05 Oct Fierce Conversations in Your Family Business
At a recent meeting, a business family I’ve been working with expressed how frustrated they were with the lack of apparent progress toward their succession goals. As the conversation began, the group appeared to be divided, with half insisting, “it’s not all that bad,” while the other engaged in finger pointing and wanting someone to “fess up.” It seemed they were getting nowhere until the question was asked: “What’s the real conversation this family needs to have that you’ve been avoiding?”
After a few moments of silence, one family member broke the ice by saying he felt his sister wasn’t grabbing the reins fast enough. The sister reluctantly acknowledged that might be true and admitted that she felt intimidated at times by her father’s business success. Mom chimed in with her concerns about Dad’s interference in day-to-day operations and how that made it more difficult for others to take responsibility. Dad expressed a few doubts about whether he really wanted “out.” And by that point, this family was having a real conversation.
That family meeting illustrated a bedrock principle: One of the most important things a business family can do is prepare themselves for the conversations they don’t want to have.
For a family business, success or failure often depends on the ability to engage in productive dialogue with each other.
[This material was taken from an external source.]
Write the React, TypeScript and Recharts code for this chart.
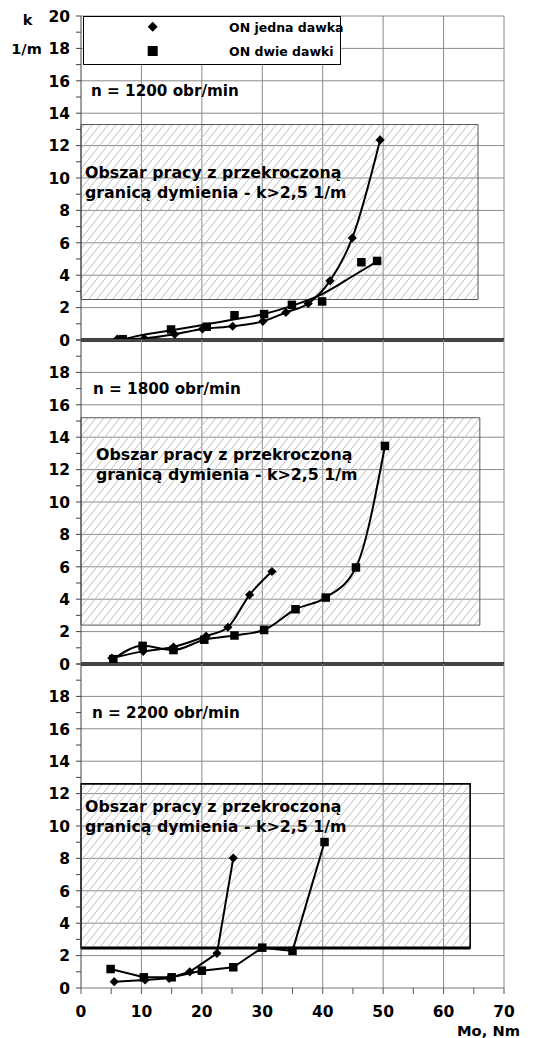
import React from "react";
import { ComposedChart, Line, XAxis, YAxis, ReferenceLine, ReferenceArea, CartesianGrid } from "recharts";

// ---------- data ----------
// n = 1200 obr/min
const p1JednaX = [6.0, 10.5, 15.5, 20.1, 25.1, 30.1, 33.9, 37.6, 41.2, 44.9, 49.5];
const p1JednaY = [0.05, 0.1, 0.35, 0.68, 0.85, 1.15, 1.7, 2.25, 3.65, 6.3, 12.35];
const p1DwieX = [6.9, 14.9, 20.8, 25.4, 30.3, 34.9, 39.9, 46.4, 49.0];
const p1DwieY = [0.05, 0.65, 0.82, 1.53, 1.6, 2.17, 2.38, 4.8, 4.88];
const p1DwieTrendX = [6.5, 10, 15, 20, 25, 30, 35, 40, 45, 49];
const p1DwieTrendY = [0.0, 0.3, 0.6, 0.92, 1.25, 1.58, 2.12, 2.85, 3.95, 4.85];
// n = 1800 obr/min
const p2JednaX = [5.1, 10.3, 15.3, 20.7, 24.3, 27.9, 31.6];
const p2JednaY = [0.37, 0.78, 1.05, 1.72, 2.27, 4.27, 5.71];
const p2DwieX = [5.35, 10.2, 15.3, 20.4, 25.4, 30.3, 35.5, 40.5, 45.5, 50.3];
const p2DwieY = [0.3, 1.12, 0.86, 1.5, 1.76, 2.1, 3.38, 4.1, 5.96, 13.46];
// n = 2200 obr/min
const p3JednaX = [5.5, 10.6, 14.6, 18.0, 22.5, 25.2];
const p3JednaY = [0.39, 0.5, 0.6, 1.0, 2.14, 8.02];
const p3DwieX = [4.9, 10.4, 15.0, 20.0, 25.2, 30.0, 35.0, 40.3];
const p3DwieY = [1.17, 0.66, 0.66, 1.07, 1.28, 2.49, 2.29, 9.01];

// hatched areas [x1, x2, y1, y2]
const area1 = [0, 65.7, 2.5, 13.3];
const area2 = [0, 66, 2.4, 15.2];
const area3 = [0, 64.4, 2.47, 12.6];

// axes
const xMin = 0;
const xMax = 70;
const yMin = 0;
const yMax = 20;
const xTicks = [0, 5, 10, 15, 20, 25, 30, 35, 40, 45, 50, 55, 60, 65, 70];
const xGrid = [10, 20, 30, 40, 50, 60, 70];
const yTicks = [0, 1, 2, 3, 4, 5, 6, 7, 8, 9, 10, 11, 12, 13, 14, 15, 16, 17, 18, 19, 20];
const yGrid = [2, 4, 6, 8, 10, 12, 14, 16, 18, 20];

const seriesNames = ["ON jedna dawka", "ON dwie dawki"];
const panelTitles = ["n = 1200 obr/min", "n = 1800 obr/min", "n = 2200 obr/min"];
const areaText = ["Obszar pracy z przekroczoną", "granicą dymienia - k>2,5 1/m"];
const yTitle = ["k", "1/m"];
const xTitle = "Mo, Nm";

const pts = (xs: number[], ys: number[]) => xs.map((x, i) => ({ x, y: ys[i] }));

const FONT = "'DejaVu Sans', Verdana, sans-serif";
const GRID = "#8a8a8a";

const diamond = (p: any) => {
  const { cx, cy, index } = p;
  if (cx == null || cy == null) return <g key={index} />;
  const r = 4.6;
  return (
    <path key={index} d={`M${cx},${cy - r}L${cx + r},${cy}L${cx},${cy + r}L${cx - r},${cy}Z`} fill="#000" />
  );
};
const square = (p: any) => {
  const { cx, cy, index } = p;
  if (cx == null || cy == null) return <g key={index} />;
  const s = 8.5;
  return <rect key={index} x={cx - s / 2} y={cy - s / 2} width={s} height={s} fill="#000" />;
};

const makeYTick = (maxLabel: number) => (props: any) => {
  const { x, y, payload } = props;
  const v = payload.value;
  if (v % 2 !== 0 || v > maxLabel) return <g />;
  return (
    <text x={x} y={y} dy={5.7} textAnchor="end" fontFamily={FONT} fontWeight="bold" fontSize={15.5} fill="#000">
      {v}
    </text>
  );
};

const XTick = (props: any) => {
  const { x, y, payload } = props;
  const v = payload.value;
  if (v % 10 !== 0) return <g />;
  return (
    <text x={x} y={y} dy={21} textAnchor="middle" fontFamily={FONT} fontWeight="bold" fontSize={15.5} fill="#000">
      {v}
    </text>
  );
};

type PanelProps = {
  id: string;
  top: number;
  height: number;
  margin: { top: number; right: number; bottom: number; left: number };
  showX: boolean;
  maxLabel: number;
  area: number[];
  areaStroke: string;
  thickBottom: boolean;
  zeroLine: boolean;
  curve: "monotone" | "linear";
  jedna: { x: number; y: number }[];
  dwie: { x: number; y: number }[];
  dwieTrend?: { x: number; y: number }[];
};

const Panel = (p: PanelProps) => (
  <div style={{ position: "absolute", left: 0, top: p.top }}>
    <ComposedChart width={535} height={p.height} margin={p.margin}>
      <CartesianGrid horizontalValues={yGrid} verticalValues={xGrid} stroke={GRID} />
      <XAxis
        type="number"
        dataKey="x"
        domain={[xMin, xMax]}
        ticks={xTicks}
        interval={0}
        hide={!p.showX}
        allowDataOverflow
        tickSize={6}
        axisLine={{ stroke: "#777" }}
        tickLine={{ stroke: "#555" }}
        tick={<XTick />}
        height={30}
      />
      <YAxis
        type="number"
        dataKey="y"
        domain={[yMin, yMax]}
        ticks={yTicks}
        interval={0}
        allowDataOverflow
        width={81}
        tickSize={5}
        tickMargin={6}
        axisLine={{ stroke: "#444" }}
        tickLine={{ stroke: "#444" }}
        tick={makeYTick(p.maxLabel)}
      />
      <defs>
        <pattern id={p.id} width={8} height={10} patternUnits="userSpaceOnUse">
          <path d="M-1,11.25 L9,-1.25" stroke="#bdbdbd" strokeWidth={1} />
        </pattern>
      </defs>
      <ReferenceArea
        x1={p.area[0]}
        x2={p.area[1]}
        y1={p.area[2]}
        y2={p.area[3]}
        fill={`url(#${p.id})`}
        fillOpacity={1}
        stroke={p.areaStroke}
        strokeWidth={p.thickBottom ? 1.6 : 1}
      />
      {p.thickBottom && (
        <ReferenceLine
          segment={[
            { x: p.area[0], y: p.area[2] },
            { x: p.area[1], y: p.area[2] },
          ]}
          stroke="#000"
          strokeWidth={3}
        />
      )}
      {p.zeroLine && <ReferenceLine y={0} stroke="#000" strokeWidth={3.5} />}
      {p.dwieTrend ? (
        <>
          <Line
            data={p.dwieTrend}
            dataKey="y"
            type="monotone"
            stroke="#000"
            strokeWidth={2}
            dot={false}
            activeDot={false}
            isAnimationActive={false}
          />
          <Line
            data={p.dwie}
            dataKey="y"
            stroke="none"
            dot={square}
            activeDot={false}
            isAnimationActive={false}
          />
        </>
      ) : (
        <Line
          data={p.dwie}
          dataKey="y"
          type={p.curve}
          stroke="#000"
          strokeWidth={2}
          dot={square}
          activeDot={false}
          isAnimationActive={false}
        />
      )}
      <Line
        data={p.jedna}
        dataKey="y"
        type={p.curve}
        stroke="#000"
        strokeWidth={2}
        dot={diamond}
        activeDot={false}
        isAnimationActive={false}
      />
    </ComposedChart>
  </div>
);

const T = (props: any) => (
  <text fontFamily={FONT} fontWeight="bold" fill="#000" {...props} />
);

export default function App() {
  return (
    <div style={{ position: "absolute", left: 0, top: 0, width: 535, height: 1038, background: "#fff" }}>
      <Panel
        id="hatch1"
        top={0}
        height={352}
        margin={{ top: 16, right: 31, bottom: 12, left: 0 }}
        showX={false}
        maxLabel={20}
        area={area1}
        areaStroke="#555"
        thickBottom={false}
        zeroLine={true}
        curve="monotone"
        jedna={pts(p1JednaX, p1JednaY)}
        dwie={pts(p1DwieX, p1DwieY)}
        dwieTrend={pts(p1DwieTrendX, p1DwieTrendY)}
      />
      <Panel
        id="hatch2"
        top={328}
        height={348}
        margin={{ top: 12, right: 31, bottom: 12, left: 0 }}
        showX={false}
        maxLabel={18}
        area={area2}
        areaStroke="#555"
        thickBottom={false}
        zeroLine={true}
        curve="monotone"
        jedna={pts(p2JednaX, p2JednaY)}
        dwie={pts(p2DwieX, p2DwieY)}
      />
      <Panel
        id="hatch3"
        top={652}
        height={386}
        margin={{ top: 12, right: 31, bottom: 20, left: 0 }}
        showX={true}
        maxLabel={18}
        area={area3}
        areaStroke="#000"
        thickBottom={true}
        zeroLine={false}
        curve="linear"
        jedna={pts(p3JednaX, p3JednaY)}
        dwie={pts(p3DwieX, p3DwieY)}
      />
      <svg
        width={535}
        height={1038}
        style={{ position: "absolute", left: 0, top: 0, pointerEvents: "none" }}
      >
        {/* legend */}
        <rect x={83.5} y={16.5} width={257} height={48} fill="#fff" stroke="#000" strokeWidth={1} />
        <path d="M152.7,21.7L157.7,26.7L152.7,31.7L147.7,26.7Z" fill="#000" />
        <rect x={147.7} y={46} width={10} height={10} fill="#000" />
        <T x={229} y={31.5} fontSize={12.5}>{seriesNames[0]}</T>
        <T x={229} y={56} fontSize={12.5}>{seriesNames[1]}</T>
        {/* axis titles */}
        <T x={27.5} y={25} fontSize={14.5} textAnchor="middle">{yTitle[0]}</T>
        <T x={26.5} y={54} fontSize={14.5} textAnchor="middle">{yTitle[1]}</T>
        <T x={520} y={1035.5} fontSize={14.7} textAnchor="end">{xTitle}</T>
        {/* panel titles */}
        <T x={91} y={96.3} fontSize={15.2}>{panelTitles[0]}</T>
        <T x={93} y={394} fontSize={15.2}>{panelTitles[1]}</T>
        <T x={92} y={718} fontSize={15.2}>{panelTitles[2]}</T>
        {/* area texts */}
        <T x={85} y={177.5} fontSize={15.8}>{areaText[0]}</T>
        <T x={85} y={197.5} fontSize={15.8}>{areaText[1]}</T>
        <T x={96} y={460} fontSize={15.8}>{areaText[0]}</T>
        <T x={96} y={479.5} fontSize={15.8}>{areaText[1]}</T>
        <T x={85} y={811.5} fontSize={15.8}>{areaText[0]}</T>
        <T x={85} y={831.5} fontSize={15.8}>{areaText[1]}</T>
      </svg>
    </div>
  );
}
Susan Scott describes this concept superbly in her book, Fierce Conversations. She asserts that “doing business” is really just an extended series of conversations with other people. And for those conversations to be meaningful and move us toward our goals, they must be “fierce.”
A fierce conversation is not about adversaries pushing for their position, but about members looking at issues together, striving for a more complete understanding. In a fierce conversation, Scott says, we must “interrogate reality,” separating out hearsay, speculation, assumptions and the party line, to get to the truth of what’s really going on.
We must be clear about our purpose and what needs to be accomplished. We must keep our egos in check, acknowledging that everyone has a unique perspective and that each is valid. When we tell ourselves, “he doesn’t know what he’s talking about because…” we miss important information. That someone who “doesn’t know what he’s talking about” might be the person who offers insights we couldn’t see on our own.
Finally, when we “come out from behind ourselves” into the real conversation, we provoke learning in ourselves, deepen the relationships that are important to us and strengthen our ability to tackle challenges head on.
Think about a conversation your family business needs to have, that you’ve been avoiding.
- What’s preventing you from having this conversation?
- What needs to change for you to approach this conversation in partnership rather than as adversaries?
- If you were in another family member’s shoes, how would you see this situation?
- What would you like the outcome to be?
- If the situation were resolved, what would be different for your family business?
If you want to see real change in your family business, change the conversation and make it fierce.